On March 2, 2025, the European Bank for Reconstruction and Development (EBRD) revised its economic forecast for Egypt, lowering the GDP growth projection for 2025 to 4.2 percent, a decrease of 0.3 percentage points from previous estimates made in September. This adjustment also affected projections for the fiscal year ending in June 2025, which was revised down to 3.6 percent, marking a decline of 0.4 percentage points.
Despite this downward revision, the EBRD remains optimistic about a recovery in 2026, projecting GDP growth at 4.7 percent and 4.6 percent for the fiscal year 2025/2026. These expectations are based on anticipated improvements in investor confidence and the continued implementation of economic reforms.
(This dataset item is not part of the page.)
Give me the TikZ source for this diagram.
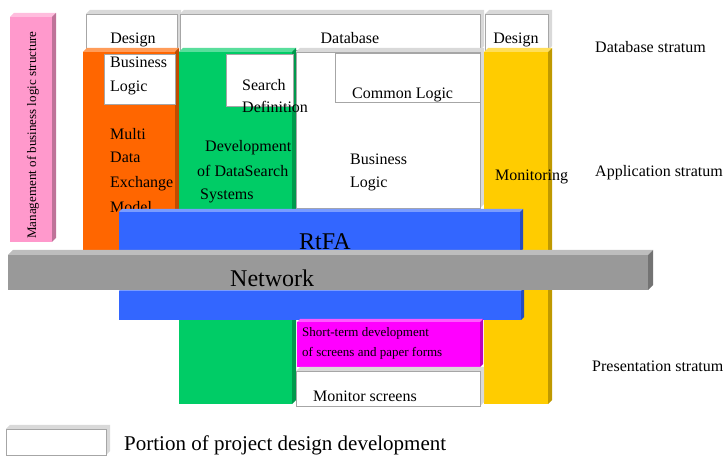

The previous year saw Egyptian economic growth at an estimated rate of 2.9 percent, also lower than prior forecasts by 0.3 percentage points. The latest report indicates increased economic activity during the first quarter of FY2024/2025, following a period marked by macroeconomic instability and currency fluctuations.
Key sectors such as communications, accommodation and food services, transportation and storage (excluding the Suez Canal), financial services, and manufacturing are expected to drive growth forward, showing signs of recovery after the slowdown of the past year.
The EBRD projects inflation to decrease further due to base effects and strict monetary policies, although potential adjustments in fuel prices may influence this trend. As of January, the inflation rate stood at 24 percent, the lowest since December 2022.
The Ras El Hekma agreement has bolstered Egypt’s external financial position, yet economic vulnerabilities remain, as cautioned by the EBRD. Although the debt-to-GDP ratio is projected to decrease to 85 percent in FY2024/2025 from 96 percent the previous year, Egypt continues to face considerable debt-servicing costs, with estimates suggesting that 50 to 60 percent of government spending this fiscal year will be consumed by debt payments, sustaining fiscal pressures despite some signs of improvement.
In summary, the EBRD has adjusted Egypt’s GDP growth forecast for 2025 downwards while projecting a rebound in 2026 owing to reforms and improved investor confidence. Economic activity is recovering, especially in key sectors, yet challenges remain regarding inflation and high debt levels, which will continue to put pressure on fiscal budgets. The situation remains complex, but there are grounds for cautious optimism moving forward.